Return precisely the span of lines from the top of the material below to the line containing "ax = fig.add_axes([0.0896, 0.0866, 0.7521, 0.7343])", both included. Pictures are excluded.
□ □ □
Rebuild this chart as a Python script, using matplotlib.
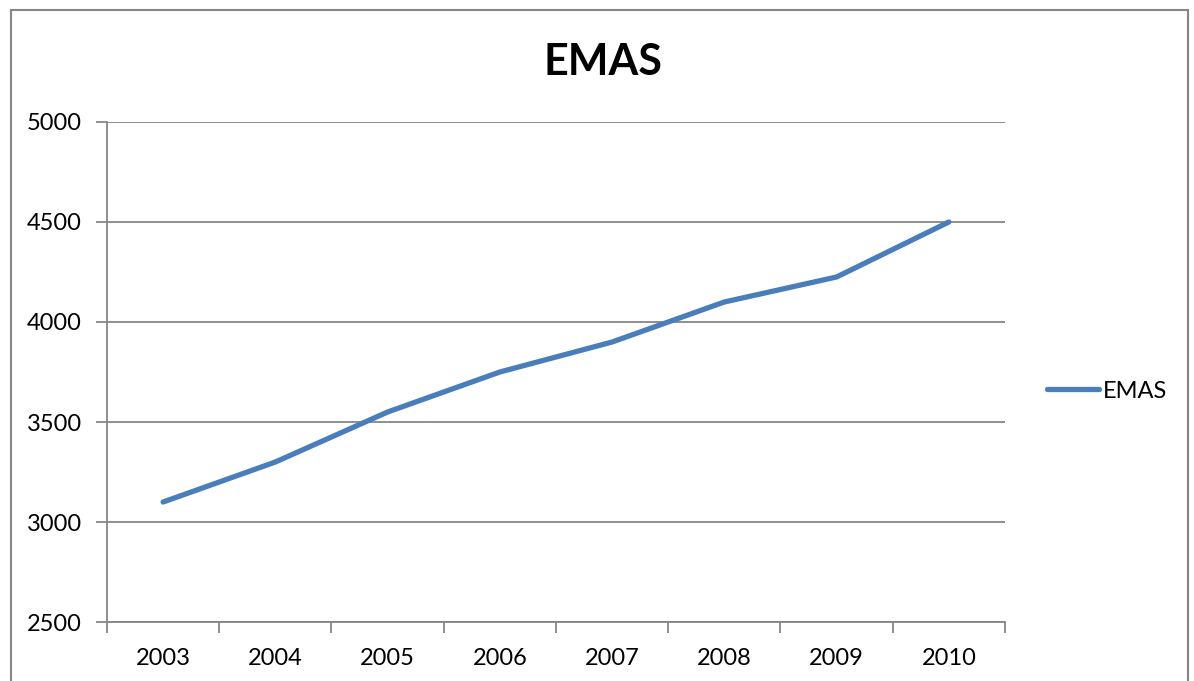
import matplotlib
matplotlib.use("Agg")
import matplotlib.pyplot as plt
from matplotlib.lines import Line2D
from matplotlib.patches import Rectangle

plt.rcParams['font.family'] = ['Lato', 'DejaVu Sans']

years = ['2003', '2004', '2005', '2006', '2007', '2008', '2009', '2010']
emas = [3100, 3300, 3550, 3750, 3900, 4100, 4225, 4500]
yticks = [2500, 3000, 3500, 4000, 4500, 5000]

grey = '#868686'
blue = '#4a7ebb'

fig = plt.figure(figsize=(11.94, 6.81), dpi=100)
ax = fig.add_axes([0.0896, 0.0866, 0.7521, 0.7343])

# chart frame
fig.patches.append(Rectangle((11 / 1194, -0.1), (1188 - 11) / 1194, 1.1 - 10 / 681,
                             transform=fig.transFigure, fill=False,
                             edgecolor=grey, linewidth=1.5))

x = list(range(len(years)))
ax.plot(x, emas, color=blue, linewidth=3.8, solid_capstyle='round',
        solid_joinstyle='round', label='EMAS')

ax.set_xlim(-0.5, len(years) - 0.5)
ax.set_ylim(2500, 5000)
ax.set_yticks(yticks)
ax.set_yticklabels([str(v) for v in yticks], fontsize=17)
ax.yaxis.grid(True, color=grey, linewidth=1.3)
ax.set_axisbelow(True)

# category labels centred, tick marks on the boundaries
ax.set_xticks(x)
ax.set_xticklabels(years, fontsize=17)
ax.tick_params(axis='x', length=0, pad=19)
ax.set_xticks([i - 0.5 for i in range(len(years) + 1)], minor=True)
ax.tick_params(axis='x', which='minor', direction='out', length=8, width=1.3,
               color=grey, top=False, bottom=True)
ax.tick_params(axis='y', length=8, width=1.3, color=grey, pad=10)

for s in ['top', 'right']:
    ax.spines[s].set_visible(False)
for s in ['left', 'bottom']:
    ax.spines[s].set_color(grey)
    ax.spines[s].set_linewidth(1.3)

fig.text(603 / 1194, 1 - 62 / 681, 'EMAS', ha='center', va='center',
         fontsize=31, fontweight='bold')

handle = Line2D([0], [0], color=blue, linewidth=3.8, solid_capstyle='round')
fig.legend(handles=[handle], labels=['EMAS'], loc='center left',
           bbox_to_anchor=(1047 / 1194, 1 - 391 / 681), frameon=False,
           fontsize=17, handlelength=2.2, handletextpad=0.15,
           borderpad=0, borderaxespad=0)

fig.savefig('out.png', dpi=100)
□ □ □
_Response to the task_.
Rebuild this chart as a Python script, using matplotlib.
import matplotlib
matplotlib.use("Agg")
import matplotlib.pyplot as plt
from matplotlib.lines import Line2D
from matplotlib.patches import Rectangle

plt.rcParams['font.family'] = ['Lato', 'DejaVu Sans']

years = ['2003', '2004', '2005', '2006', '2007', '2008', '2009', '2010']
emas = [3100, 3300, 3550, 3750, 3900, 4100, 4225, 4500]
yticks = [2500, 3000, 3500, 4000, 4500, 5000]

grey = '#868686'
blue = '#4a7ebb'

fig = plt.figure(figsize=(11.94, 6.81), dpi=100)
ax = fig.add_axes([0.0896, 0.0866, 0.7521, 0.7343])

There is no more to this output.